Protecting the Record: Tips from journalists, librarians on digital preservation in evolving tech era

By Reagan Allen and Caitlyn Yaede

Edward McCain, digital curator of journalism at Donald W. Reynolds Journalism Institute and the University of Missouri Libraries, wants to emphasize the risk of work that is born digital.

Especially for local news, which is said to be the “first draft of history.”

“It’s essential to have a clear, accurate, and trustworthy record of events for a functioning democracy,” McCain said.

“Digitizing & Archiving Jim Martin’s WWII Photographs (11-20-10)” by Brevort is licensed under CC BY 2.0.

Before the digital age, most newsrooms kept physical copies of archives, as did local libraries. Now, in the digital media world, with changing story formats, technology tools, the rise of AI and frequent media ownership changes, digital preservation of local news stories is a challenge.

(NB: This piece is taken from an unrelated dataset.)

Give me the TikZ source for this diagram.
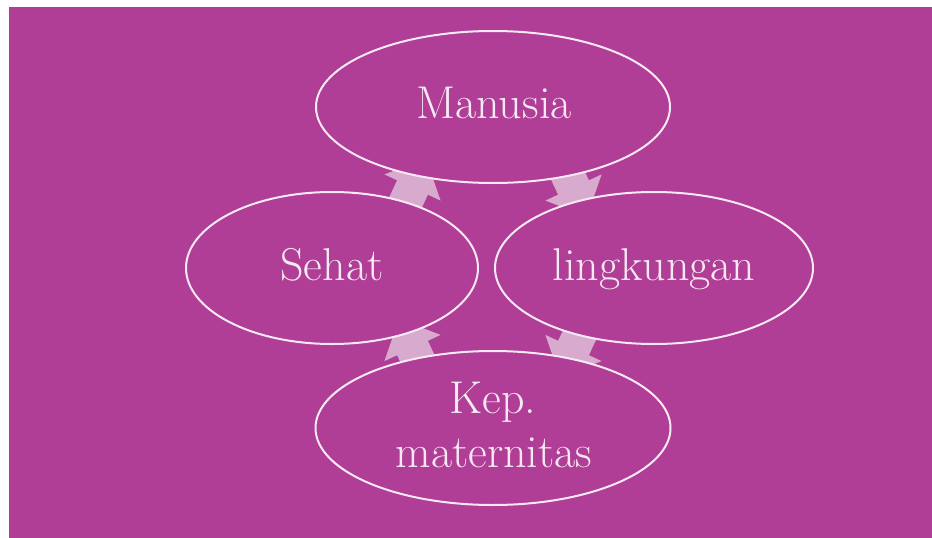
\documentclass[tikz,border=0pt]{standalone}
\usetikzlibrary{shapes.geometric,calc}
\definecolor{bgc}{HTML}{B03E96}
\definecolor{arrc}{HTML}{D8ABCE}
\definecolor{linec}{HTML}{F8EAF4}
\definecolor{txtc}{HTML}{F7E9F3}
\tikzset{
  ell/.style={ellipse, draw=linec, line width=2pt, fill=bgc, inner sep=0pt},
  lbl/.style={text=txtc, font=\fontsize{46}{54}\selectfont, inner sep=0pt, anchor=base},
  blockarrow/.style={fill=arrc}
}
\newcommand{\barrowpath}{(-32,-17) -- (0,-17) -- (0,-31) -- (32,0) -- (0,31) -- (0,17) -- (-32,17) -- cycle}
\begin{document}
\begin{tikzpicture}[x=1pt,y=-1pt]
\useasboundingbox (0,0) rectangle (932,538);
\fill[white] (0,0) rectangle (932,538);
\fill[bgc] (9,7) rectangle (932,538);
% node centres (anchors for arrows)
\coordinate (cman) at (493,107);
\coordinate (cseh) at (332,268);
\coordinate (clin) at (654,268);
\coordinate (ckep) at (493,428);
% block arrows (drawn first, partly hidden by the ellipses)
\fill[blockarrow, shift={($(cseh)!0.5!(cman)$)}, rotate=65] \barrowpath;
\fill[blockarrow, shift={($(cman)!0.5!(clin)$)}, rotate=-65] \barrowpath;
\fill[blockarrow, shift={($(clin)!0.5!(ckep)$)}, rotate=-115] \barrowpath;
\fill[blockarrow, shift={($(ckep)!0.5!(cseh)$)}, rotate=115] \barrowpath;
% ellipses
\node[ell, minimum width=354pt, minimum height=152pt] (man) at (cman) {};
\node[ell, minimum width=292pt, minimum height=152pt] (seh) at (cseh) {};
\node[ell, minimum width=318pt, minimum height=152pt] (lin) at (clin) {};
\node[ell, minimum width=355pt, minimum height=154pt] (kep) at (ckep) {};
% labels
\node[lbl] (tman) at (494,118) {Manusia};
\node[lbl] (tseh) at (332,280) {Sehat};
\node[lbl] (tlin) at (654,280) {lingkungan};
\node[lbl] (tkep1) at (493,413) {Kep.};
\node[lbl] (tkep2) at (494,467) {maternitas};
\end{tikzpicture}
\end{document}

As an example, many newsrooms used Storify to publish social media roundups in the 2010s, a platform that went out of business and left blank story shells on news websites. Similarly, many newsrooms invested in interactive stories that used Adobe Flash early in the digital media era.

“When media changes, the tools and the challenges of preserving media changes significantly,”  said Nicholas Graham, university archivist for UNC-Chapel Hill.

An example of what’s at stake: In 2002, a local server in the University of Missouri Libraries crashed, wiping out 15 years of exclusively digital content, much of which was local news, McCain said. The information was not able to be recovered and created gaps in the archives at the library. After the incident, the library had to mitigate risks in the future. Staff started looking for solutions to organize and store information safely.

McCain warns news organizations to protect essential archives. Here are some ways to get started:

Designate a digital archivist: In addition to storing physical copies of stories, McCain suggests each newsroom designate one person be designated digital archivist. He recommends a digital asset management system to store, organize, share and manage digital files using cloud-based software. News organizations can apply to federal grant programs to help fund this work.

Implement metadata: Utilize metadata to facilitate better organization, searchability, and management of digital assets. This is most frequently utilized in photo collections but can be effective for all assets. Even if your information is included in a digital asset management system, metadata will help keep it organized.

Work with a university archivist: Over the course of his career, Graham said there have been many changes in the digital world and how media is stored. Graham helps digitize independent outlet The Daily Tar Heel as a source of news about the university. Other universities across the country help digitize local news, including the University of Virginia and The University of Florida.

As an archivist, Graham said he never treats digital media platforms as permanent and takes steps to save content from organizations the library wants to preserve. Graham says he works with social media platforms when preserving news — however,  he is more selective when picking what to preserve. For example, the University has archived certain University accounts and hashtags from Twitter documenting events on campus. The challenge of preserving media has gotten increasingly difficult due to the proliferation of platforms, the ways that information is shared online and the changing nature of the technology, Graham said.

Set clear newsroom guidelines about what content to preserve publicly and internally: While you’re working to preserve your work, consider what’s worth preserving publicly and how it might impact trust in your organization.

Deborah Dwyer, a former journalist, communications professor and UNC Hussman School of Media and Journalism PhD graduate, wrote her dissertation on “unpublishing” the news. She works to understand the set of challenges that stem from removing, obscuring or otherwise altering accurate information published at some point in the past. This can include unpublishing a story about a crime where the suspect was acquitted. Unpublishing without clear policies can impact what content makes it into archival data. “Eighty percent of news outlets surveyed had established unpublishing policies, but almost half of those were not in writing and only two percent were shared beyond the (internal) newsroom,” Dwyer said.

Newsrooms should develop and enforce clear, written unpublishing policies for content management online and ensure consistency and proactive measures in content handling, Dwyer said.